Figure scripts:
•••

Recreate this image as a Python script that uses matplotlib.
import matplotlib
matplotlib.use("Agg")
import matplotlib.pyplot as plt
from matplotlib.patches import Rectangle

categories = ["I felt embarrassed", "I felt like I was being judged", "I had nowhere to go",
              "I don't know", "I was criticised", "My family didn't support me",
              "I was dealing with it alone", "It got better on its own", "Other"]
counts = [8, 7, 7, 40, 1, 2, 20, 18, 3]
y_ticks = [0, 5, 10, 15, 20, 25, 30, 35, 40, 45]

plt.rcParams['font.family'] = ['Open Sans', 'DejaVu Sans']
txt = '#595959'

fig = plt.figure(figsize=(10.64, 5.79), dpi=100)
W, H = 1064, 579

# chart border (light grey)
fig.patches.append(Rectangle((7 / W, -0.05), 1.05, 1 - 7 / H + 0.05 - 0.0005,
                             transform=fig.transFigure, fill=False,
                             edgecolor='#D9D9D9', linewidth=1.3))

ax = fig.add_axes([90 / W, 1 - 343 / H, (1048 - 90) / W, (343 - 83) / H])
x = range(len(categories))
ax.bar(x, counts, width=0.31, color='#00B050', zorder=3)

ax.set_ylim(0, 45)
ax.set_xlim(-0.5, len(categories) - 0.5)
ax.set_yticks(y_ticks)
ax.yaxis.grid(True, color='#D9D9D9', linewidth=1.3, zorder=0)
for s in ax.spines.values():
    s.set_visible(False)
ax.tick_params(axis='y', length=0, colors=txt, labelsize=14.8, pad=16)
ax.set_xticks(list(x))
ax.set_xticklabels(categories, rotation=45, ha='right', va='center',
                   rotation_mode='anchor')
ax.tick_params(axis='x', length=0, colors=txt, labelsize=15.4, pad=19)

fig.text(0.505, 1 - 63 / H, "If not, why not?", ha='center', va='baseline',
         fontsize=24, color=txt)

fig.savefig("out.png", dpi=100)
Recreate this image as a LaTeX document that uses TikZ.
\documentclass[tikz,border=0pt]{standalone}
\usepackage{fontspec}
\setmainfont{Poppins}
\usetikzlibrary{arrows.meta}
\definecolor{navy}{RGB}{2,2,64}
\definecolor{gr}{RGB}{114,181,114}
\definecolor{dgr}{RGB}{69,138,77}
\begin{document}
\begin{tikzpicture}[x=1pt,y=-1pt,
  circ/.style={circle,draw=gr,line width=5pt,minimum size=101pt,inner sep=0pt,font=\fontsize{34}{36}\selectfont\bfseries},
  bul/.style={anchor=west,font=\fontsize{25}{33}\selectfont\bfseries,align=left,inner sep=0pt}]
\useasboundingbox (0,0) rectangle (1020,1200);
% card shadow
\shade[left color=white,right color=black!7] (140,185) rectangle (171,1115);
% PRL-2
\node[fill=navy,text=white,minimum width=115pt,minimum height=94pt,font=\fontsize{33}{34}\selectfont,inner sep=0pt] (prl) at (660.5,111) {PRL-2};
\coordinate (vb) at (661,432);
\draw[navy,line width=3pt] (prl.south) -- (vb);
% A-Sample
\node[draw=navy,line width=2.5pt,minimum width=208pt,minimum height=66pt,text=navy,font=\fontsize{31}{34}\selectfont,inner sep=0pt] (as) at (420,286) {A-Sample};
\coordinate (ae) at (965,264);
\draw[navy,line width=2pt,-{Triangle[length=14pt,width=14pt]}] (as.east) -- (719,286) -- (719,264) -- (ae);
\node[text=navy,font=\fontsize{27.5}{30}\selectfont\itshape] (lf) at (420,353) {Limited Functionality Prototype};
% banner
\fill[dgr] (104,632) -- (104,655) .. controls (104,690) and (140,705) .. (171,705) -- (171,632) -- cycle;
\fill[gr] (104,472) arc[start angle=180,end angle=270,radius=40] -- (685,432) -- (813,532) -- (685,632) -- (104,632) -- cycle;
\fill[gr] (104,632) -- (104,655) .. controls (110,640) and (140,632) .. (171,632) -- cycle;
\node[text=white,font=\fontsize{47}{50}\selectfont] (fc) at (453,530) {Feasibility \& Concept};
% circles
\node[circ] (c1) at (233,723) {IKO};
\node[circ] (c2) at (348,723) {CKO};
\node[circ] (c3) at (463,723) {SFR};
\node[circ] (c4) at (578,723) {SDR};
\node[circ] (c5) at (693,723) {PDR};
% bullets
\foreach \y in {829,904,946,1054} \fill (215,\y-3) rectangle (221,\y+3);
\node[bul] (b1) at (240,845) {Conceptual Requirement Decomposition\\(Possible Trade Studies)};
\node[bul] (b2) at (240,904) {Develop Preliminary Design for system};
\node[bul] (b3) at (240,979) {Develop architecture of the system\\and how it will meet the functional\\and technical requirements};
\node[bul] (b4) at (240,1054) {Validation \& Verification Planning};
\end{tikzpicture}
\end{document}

•••

### EXERCISE INSTRUCTIONS
Extract the first line above and each line after it up to and including the one with "from matplotlib.patches import Rectangle", please, exactly and with nothing else.

### RESULT FOR THIS TASK
Recreate this image as a Python script that uses matplotlib.
import matplotlib
matplotlib.use("Agg")
import matplotlib.pyplot as plt
from matplotlib.patches import Rectangle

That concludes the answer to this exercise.